Federal Reserve Chairman Ben S. Bernanke told a Senate committee Tuesday that the sequester and tax increases “could create a significant head wind” for the economy. Given how slowly the economy is growing as is, he added, “this additional near-term burden on the recovery is significant.”
Ian Shepherdson, chief economist for Pantheon Macroeconomic Advisers, sounded a more dire warning in a research note this week. “The danger is real,” he wrote, “and markets are still, in our view, much too relaxed about the possible extent of the damage.”
The Washington area will absorb a disproportionate share of that damage because its economy depends so heavily on government spending.
Virginia, Maryland and the District depend more on federal contracting as a share of their economies than any other states, the Pew Charitable Trusts estimated in a recent report.
Two out of every five dollars in the metropolitan area’s economy come directly from the federal government, according to economists at the George Mason University Center for Regional Analysis.
Half of that money comes from federal contracting, a quarter comes from federal wages and salaries, and a quarter comes from other government sources, such as Medicare and Social Security payments.
The bulk of that spending is vulnerable to the impending cuts. The Center for Regional Analysis estimates that the D.C.-Maryland-Virginia region is the recipient of 21 percent of the federal money subject to sequestration, even though it is home to less than 5 percent of the U.S. population.
Just the threat of sequestration is already slowing the region’s economy, said Mark Vitner, a senior economist for Wells Fargo who has analyzed the sequester’s impact extensively. Contractors have pulled back on hiring, and government agencies have chosen not to renew some contract workers.
The effects of those pullbacks figure to ripple into areas of the economy not directly supported by the government. Workers who receive furlough notices will probably eat out less, for example, affecting restaurant profits and hiring.
Federal spending growth helped insulate the Washington area from the worst effects of the recession, Vitner said. Now that the region is about to get slammed, he said, “It’s kind of hard for somebody in South Dakota to get very worried about it.”
President Obama has warned about the potential damage of allowing the cuts to go through.
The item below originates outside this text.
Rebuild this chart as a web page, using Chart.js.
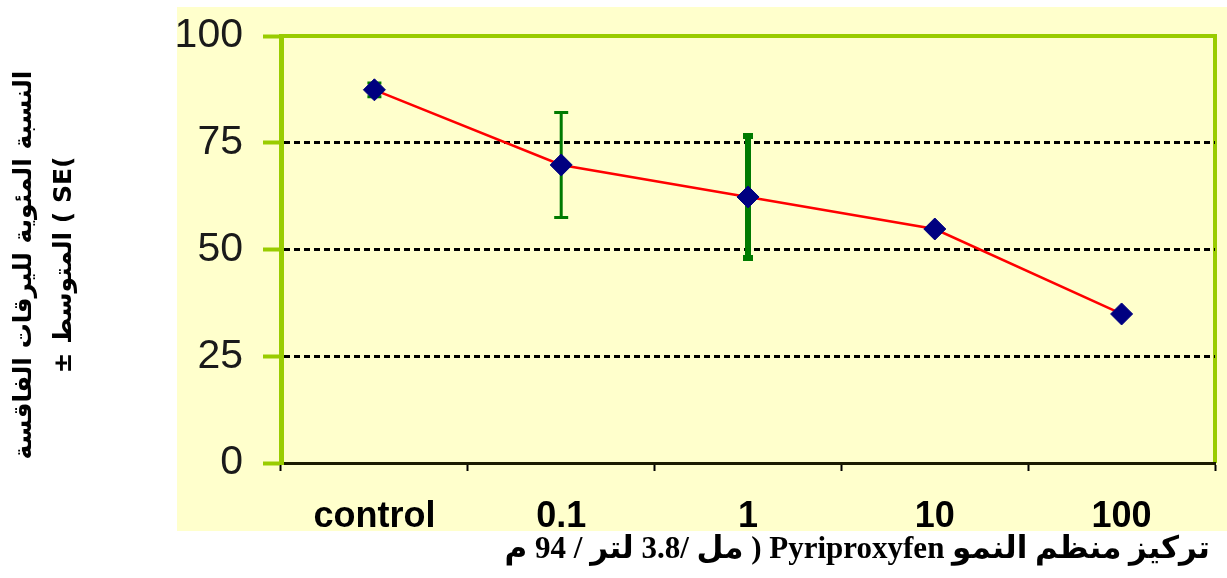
<!DOCTYPE html>
<html>
<head>
<meta charset="utf-8">
<script src="https://cdn.jsdelivr.net/npm/chart.js@4/dist/chart.umd.min.js"></script>
<style>
  html, body { margin: 0; padding: 0; background: #fff; }
  #wrap { width: 1227px; height: 578px; }
</style>
</head>
<body>
<div id="wrap"><canvas id="hatchChart" width="1227" height="578"></canvas></div>
<script>
// data
const categories = ['control', '0.1', '1', '10', '100'];
const hatchMeans = [87.4, 69.8, 62.3, 54.8, 34.9];
const hatchSE = [1.6, 12.3, 14.3, 0, 0];
const seWidths = [3, 3, 6, 3, 3];
const yTicks = [0, 25, 50, 75, 100];

const yTitleLines = ['النسبة المئوية لليرقات الفاقسة', '± المتوسط ( SE('];
const xTitle = 'تركيز منظم النمو Pyriproxyfen ( مل /3.8 لتر / 94 م';

const lime = '#99CC00';

// pale yellow panel + green frame behind everything
const panelPlugin = {
    id: 'panel',
    beforeDraw(chart) {
        const {ctx, chartArea: a} = chart;
        ctx.save();
        ctx.fillStyle = '#FFFFCC';
        ctx.fillRect(177, 7, chart.width - 177, 524);
        ctx.strokeStyle = lime;
        ctx.lineWidth = 4;
        ctx.beginPath();
        ctx.moveTo(a.left, a.top);
        ctx.lineTo(a.right, a.top);
        ctx.lineTo(a.right, a.bottom);
        ctx.stroke();
        ctx.restore();
    }
};

// green error bars, drawn through the y scale
const errorBarPlugin = {
    id: 'errorBars',
    beforeDatasetsDraw(chart) {
        const {ctx, scales: {x, y}} = chart;
        ctx.save();
        ctx.strokeStyle = '#007A00';
        hatchMeans.forEach((m, i) => {
            const se = hatchSE[i];
            if (!se) return;
            const px = x.getPixelForValue(i);
            const top = y.getPixelForValue(m + se);
            const bot = y.getPixelForValue(m - se);
            const w = seWidths[i];
            const cap = w > 3 ? 5 : 7;
            ctx.lineWidth = w;
            ctx.beginPath();
            ctx.moveTo(px, top);
            ctx.lineTo(px, bot);
            ctx.moveTo(px - cap, top);
            ctx.lineTo(px + cap, top);
            ctx.moveTo(px - cap, bot);
            ctx.lineTo(px + cap, bot);
            ctx.stroke();
        });
        ctx.restore();
    }
};

// axis titles (Arabic)
const titlePlugin = {
    id: 'axisTitles',
    afterDraw(chart) {
        const {ctx} = chart;
        ctx.save();
        ctx.fillStyle = '#000';
        ctx.textBaseline = 'middle';
        ctx.textAlign = 'center';
        ctx.font = "bold 25px 'DejaVu Sans'";
        ctx.translate(0, 265);
        ctx.rotate(-Math.PI / 2);
        ctx.fillText(yTitleLines[0], 0, 24);
        ctx.fillText(yTitleLines[1], 0, 64);
        ctx.restore();

        ctx.save();
        ctx.fillStyle = '#000';
        ctx.direction = 'rtl';
        ctx.textAlign = 'right';
        ctx.textBaseline = 'middle';
        ctx.font = "bold 31px 'Liberation Serif', 'DejaVu Sans'";
        ctx.fillText(xTitle, 1210, 550);
        ctx.restore();
    }
};

const hatchCtx = document.getElementById('hatchChart').getContext('2d');
new Chart(hatchCtx, {
    type: 'line',
    data: {
        labels: categories,
        datasets: [{
            label: 'Hatch %',
            data: hatchMeans,
            borderColor: '#FF0000',
            borderWidth: 2.5,
            pointStyle: 'rectRot',
            pointRadius: 11,
            pointBackgroundColor: '#000080',
            pointBorderColor: '#000080',
            pointBorderWidth: 1,
            tension: 0,
            fill: false
        }]
    },
    options: {
        responsive: false,
        animation: false,
        devicePixelRatio: 1,
        layout: { padding: { top: 36, right: 11, left: 0, bottom: 0 } },
        plugins: {
            legend: { display: false },
            tooltip: { enabled: false }
        },
        scales: {
            x: {
                offset: true,
                afterFit: (s) => { s.height = 115; s.paddingLeft = 0; s.paddingRight = 0; },
                grid: {
                    offset: true,
                    drawOnChartArea: false,
                    tickLength: 8,
                    tickWidth: 2,
                    tickColor: '#000'
                },
                border: { color: '#1a1a00', width: 3 },
                ticks: {
                    color: '#000',
                    padding: 24,
                    font: { family: 'Liberation Sans', size: 36, weight: 'bold' }
                }
            },
            y: {
                min: 0,
                max: 100,
                afterFit: (s) => { s.width = 281; s.paddingTop = 0; s.paddingBottom = 0; },
                afterBuildTicks: (s) => { s.ticks = yTicks.map(v => ({ value: v })); },
                grid: {
                    color: (c) => (c.tick && c.tick.value > 0 && c.tick.value < 100) ? '#000' : 'rgba(0,0,0,0)',
                    lineWidth: 3,
                    tickLength: 18,
                    tickWidth: 4,
                    tickColor: lime
                },
                border: { color: lime, width: 5, dash: [6, 4] },
                ticks: {
                    color: '#1a1a1a',
                    padding: 20,
                    font: { family: 'Liberation Sans', size: 41 }
                }
            }
        }
    },
    plugins: [panelPlugin, errorBarPlugin, titlePlugin]
});
</script>
</body>
</html>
But if they do, much of the nation might not feel the impacts for a while, except in a few select areas, such as military-dependent South Carolina and nuclear-lab hub New Mexico.
In other areas, economists say, it will take a while for the furloughs and job cuts to take effect, though federal unemployment recipients figure to see their checks reduced immediately.
“You’re really going to see most of [the impact] in April and May, because it takes some time to take the gears of the government and throw them in reverse,” said Michael Hanson, senior U.S. economist at Bank of America Merrill Lynch. “It’s certainly not going to be this immediate bang on Friday.”
Where economists see silver linings from the sequester, they’re usually not immediate, either.
Rather, they stem from the hope that the sequester will reduce future budget deficits — and with them the odds of federal borrowing costs increasing several years from now.
“Should the sequestration be reversed or canceled,” Wells Fargo economists John Silva and Michael Brown wrote this week, “the result would support short-run economic growth at the cost of reducing the long-run rate of growth of the U.S. economy.”
In his testimony Tuesday, Bernanke warned that the opposite could be true, that the sequester, by reducing growth, could “lead to less actual deficit reduction in the short run.”